Begin INFORMATION SUPPLIED

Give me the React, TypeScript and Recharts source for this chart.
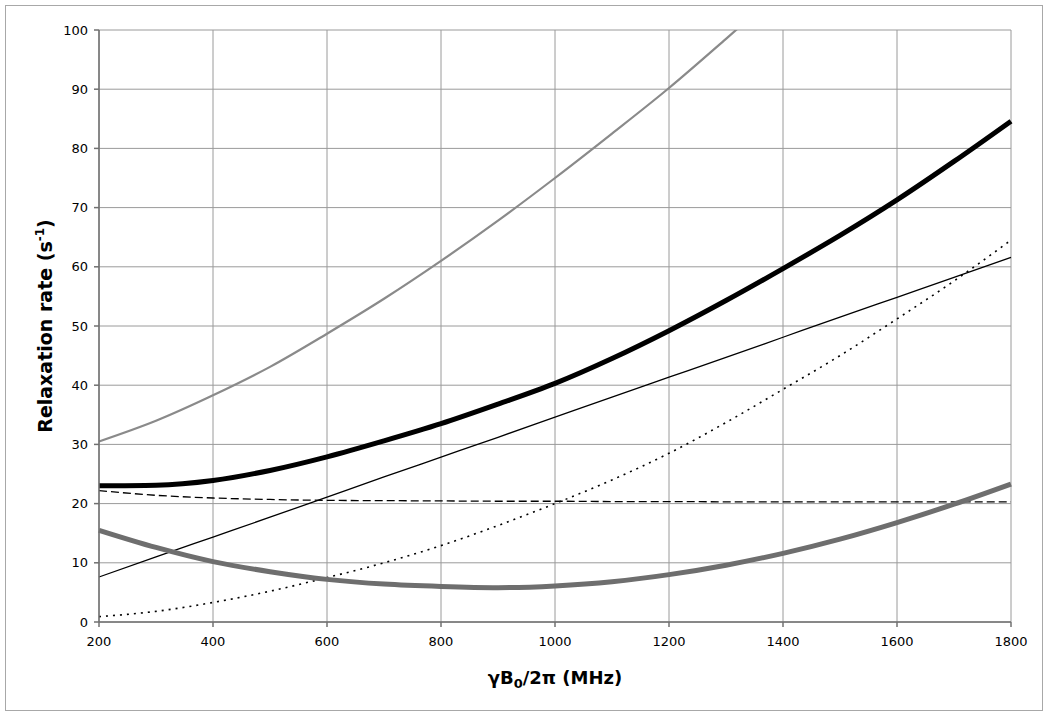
import React from "react";
import { LineChart, Line, XAxis, YAxis, CartesianGrid } from "recharts";

const freq = [200, 300, 400, 500, 600, 700, 800, 900, 1000, 1100, 1200, 1300, 1400, 1500, 1600, 1700, 1800];
const grayThin = [30.5, 34.0, 38.3, 43.1, 48.7, 54.6, 61.0, 67.8, 75.0, 82.5, 90.2, 98.5, 107.0, null, null, null, null];
const blackThick = [23.0, 23.1, 23.9, 25.6, 27.9, 30.6, 33.5, 36.8, 40.3, 44.5, 49.2, 54.3, 59.7, 65.3, 71.3, 77.8, 84.6];
const blackThin = [7.6, 11.0, 14.35, 17.7, 21.1, 24.5, 27.85, 31.2, 34.6, 38.0, 41.35, 44.7, 48.1, 51.5, 54.85, 58.2, 61.6];
const dashed = [22.2, 21.4, 20.95, 20.7, 20.55, 20.5, 20.45, 20.4, 20.4, 20.35, 20.35, 20.3, 20.3, 20.3, 20.3, 20.3, 20.3];
const dotted = [0.9, 1.8, 3.3, 5.2, 7.5, 10.0, 12.9, 16.3, 20.0, 24.0, 28.5, 33.7, 39.3, 45.0, 51.2, 57.6, 64.5];
const grayThick = [15.5, 12.6, 10.2, 8.5, 7.2, 6.4, 6.0, 5.8, 6.1, 6.8, 8.0, 9.6, 11.6, 14.0, 16.8, 19.9, 23.3];

const xTicks = [200, 400, 600, 800, 1000, 1200, 1400, 1600, 1800];
const yTicks = [0, 10, 20, 30, 40, 50, 60, 70, 80, 90, 100];

const data = freq.map((f, i) => ({
  f,
  grayThin: grayThin[i],
  blackThick: blackThick[i],
  blackThin: blackThin[i],
  dashed: dashed[i],
  dotted: dotted[i],
  grayThick: grayThick[i],
}));

const FONT = "'DejaVu Sans', Verdana, sans-serif";

const XLabel = (props: any) => {
  const vb = props.viewBox || {};
  const cx = vb.x + vb.width / 2;
  return (
    <text x={cx} y={684} textAnchor="middle" fontFamily={FONT} fontWeight="bold" fontSize={18} fill="#000">
      <tspan>γB</tspan>
      <tspan fontSize={13} dy={4}>0</tspan>
      <tspan dy={-4}>/2π (MHz)</tspan>
    </text>
  );
};

const YLabel = (props: any) => {
  const vb = props.viewBox || {};
  const cy = vb.y + vb.height / 2;
  const cx = 52;
  return (
    <text x={cx} y={cy} textAnchor="middle" fontFamily={FONT} fontWeight="bold" fontSize={19} fill="#000" transform={`rotate(-90, ${cx}, ${cy})`}>
      <tspan>Relaxation rate (s</tspan>
      <tspan fontSize={12} dy={-8}>-1</tspan>
      <tspan dy={8}>)</tspan>
    </text>
  );
};

export default function App() {
  return (
    <div style={{ position: "relative", width: 1050, height: 719, background: "#fff" }}>
      <style>{`body{margin:0;background:#fff}`}</style>
      <div
        style={{
          position: "absolute",
          left: 5,
          top: 5,
          width: 1036,
          height: 704,
          border: "1.5px solid #a8a8a8",
        }}
      />
      <div style={{ position: "absolute", left: 0, top: 0 }}>
        <LineChart width={1050} height={719} data={data} margin={{ top: 30, right: 39, bottom: 0, left: 0 }}>
          <CartesianGrid stroke="#9a9a9a" strokeWidth={1} />
          <XAxis
            dataKey="f"
            type="number"
            domain={[200, 1800]}
            ticks={xTicks}
            height={97}
            stroke="#707070"
            strokeWidth={1.5}
            tickSize={5}
            tickMargin={10}
            tick={{ fill: "#000", fontSize: 13, fontFamily: FONT }}
            label={XLabel}
          />
          <YAxis
            type="number"
            domain={[0, 100]}
            ticks={yTicks}
            allowDataOverflow
            width={99}
            stroke="#707070"
            strokeWidth={1.5}
            tickSize={5}
            tickMargin={6}
            tick={{ fill: "#000", fontSize: 13, fontFamily: FONT }}
            label={YLabel}
          />
          <Line type="monotone" dataKey="grayThin" stroke="#8a8a8a" strokeWidth={2.2} dot={false} isAnimationActive={false} connectNulls={false} />
          <Line type="monotone" dataKey="blackThick" stroke="#000" strokeWidth={5} dot={false} isAnimationActive={false} />
          <Line type="monotone" dataKey="blackThin" stroke="#000" strokeWidth={1.3} dot={false} isAnimationActive={false} />
          <Line type="monotone" dataKey="dashed" stroke="#000" strokeWidth={1.3} strokeDasharray="8 4" dot={false} isAnimationActive={false} />
          <Line type="monotone" dataKey="dotted" stroke="#000" strokeWidth={1.6} strokeDasharray="2 5" dot={false} isAnimationActive={false} />
          <Line type="monotone" dataKey="grayThick" stroke="#6e6e6e" strokeWidth={5} dot={false} isAnimationActive={false} />
        </LineChart>
      </div>
    </div>
  );
}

End INFORMATION SUPPLIED

== TASK TO COMPLETE ==
Strip out the pictures and quote the remaining data word for word.

== RESULT ==
Give me the React, TypeScript and Recharts source for this chart.
import React from "react";
import { LineChart, Line, XAxis, YAxis, CartesianGrid } from "recharts";

const freq = [200, 300, 400, 500, 600, 700, 800, 900, 1000, 1100, 1200, 1300, 1400, 1500, 1600, 1700, 1800];
const grayThin = [30.5, 34.0, 38.3, 43.1, 48.7, 54.6, 61.0, 67.8, 75.0, 82.5, 90.2, 98.5, 107.0, null, null, null, null];
const blackThick = [23.0, 23.1, 23.9, 25.6, 27.9, 30.6, 33.5, 36.8, 40.3, 44.5, 49.2, 54.3, 59.7, 65.3, 71.3, 77.8, 84.6];
const blackThin = [7.6, 11.0, 14.35, 17.7, 21.1, 24.5, 27.85, 31.2, 34.6, 38.0, 41.35, 44.7, 48.1, 51.5, 54.85, 58.2, 61.6];
const dashed = [22.2, 21.4, 20.95, 20.7, 20.55, 20.5, 20.45, 20.4, 20.4, 20.35, 20.35, 20.3, 20.3, 20.3, 20.3, 20.3, 20.3];
const dotted = [0.9, 1.8, 3.3, 5.2, 7.5, 10.0, 12.9, 16.3, 20.0, 24.0, 28.5, 33.7, 39.3, 45.0, 51.2, 57.6, 64.5];
const grayThick = [15.5, 12.6, 10.2, 8.5, 7.2, 6.4, 6.0, 5.8, 6.1, 6.8, 8.0, 9.6, 11.6, 14.0, 16.8, 19.9, 23.3];

const xTicks = [200, 400, 600, 800, 1000, 1200, 1400, 1600, 1800];
const yTicks = [0, 10, 20, 30, 40, 50, 60, 70, 80, 90, 100];

const data = freq.map((f, i) => ({
  f,
  grayThin: grayThin[i],
  blackThick: blackThick[i],
  blackThin: blackThin[i],
  dashed: dashed[i],
  dotted: dotted[i],
  grayThick: grayThick[i],
}));

const FONT = "'DejaVu Sans', Verdana, sans-serif";

const XLabel = (props: any) => {
  const vb = props.viewBox || {};
  const cx = vb.x + vb.width / 2;
  return (
    <text x={cx} y={684} textAnchor="middle" fontFamily={FONT} fontWeight="bold" fontSize={18} fill="#000">
      <tspan>γB</tspan>
      <tspan fontSize={13} dy={4}>0</tspan>
      <tspan dy={-4}>/2π (MHz)</tspan>
    </text>
  );
};

const YLabel = (props: any) => {
  const vb = props.viewBox || {};
  const cy = vb.y + vb.height / 2;
  const cx = 52;
  return (
    <text x={cx} y={cy} textAnchor="middle" fontFamily={FONT} fontWeight="bold" fontSize={19} fill="#000" transform={`rotate(-90, ${cx}, ${cy})`}>
      <tspan>Relaxation rate (s</tspan>
      <tspan fontSize={12} dy={-8}>-1</tspan>
      <tspan dy={8}>)</tspan>
    </text>
  );
};

export default function App() {
  return (
    <div style={{ position: "relative", width: 1050, height: 719, background: "#fff" }}>
      <style>{`body{margin:0;background:#fff}`}</style>
      <div
        style={{
          position: "absolute",
          left: 5,
          top: 5,
          width: 1036,
          height: 704,
          border: "1.5px solid #a8a8a8",
        }}
      />
      <div style={{ position: "absolute", left: 0, top: 0 }}>
        <LineChart width={1050} height={719} data={data} margin={{ top: 30, right: 39, bottom: 0, left: 0 }}>
          <CartesianGrid stroke="#9a9a9a" strokeWidth={1} />
          <XAxis
            dataKey="f"
            type="number"
            domain={[200, 1800]}
            ticks={xTicks}
            height={97}
            stroke="#707070"
            strokeWidth={1.5}
            tickSize={5}
            tickMargin={10}
            tick={{ fill: "#000", fontSize: 13, fontFamily: FONT }}
            label={XLabel}
          />
          <YAxis
            type="number"
            domain={[0, 100]}
            ticks={yTicks}
            allowDataOverflow
            width={99}
            stroke="#707070"
            strokeWidth={1.5}
            tickSize={5}
            tickMargin={6}
            tick={{ fill: "#000", fontSize: 13, fontFamily: FONT }}
            label={YLabel}
          />
          <Line type="monotone" dataKey="grayThin" stroke="#8a8a8a" strokeWidth={2.2} dot={false} isAnimationActive={false} connectNulls={false} />
          <Line type="monotone" dataKey="blackThick" stroke="#000" strokeWidth={5} dot={false} isAnimationActive={false} />
          <Line type="monotone" dataKey="blackThin" stroke="#000" strokeWidth={1.3} dot={false} isAnimationActive={false} />
          <Line type="monotone" dataKey="dashed" stroke="#000" strokeWidth={1.3} strokeDasharray="8 4" dot={false} isAnimationActive={false} />
          <Line type="monotone" dataKey="dotted" stroke="#000" strokeWidth={1.6} strokeDasharray="2 5" dot={false} isAnimationActive={false} />
          <Line type="monotone" dataKey="grayThick" stroke="#6e6e6e" strokeWidth={5} dot={false} isAnimationActive={false} />
        </LineChart>
      </div>
    </div>
  );
}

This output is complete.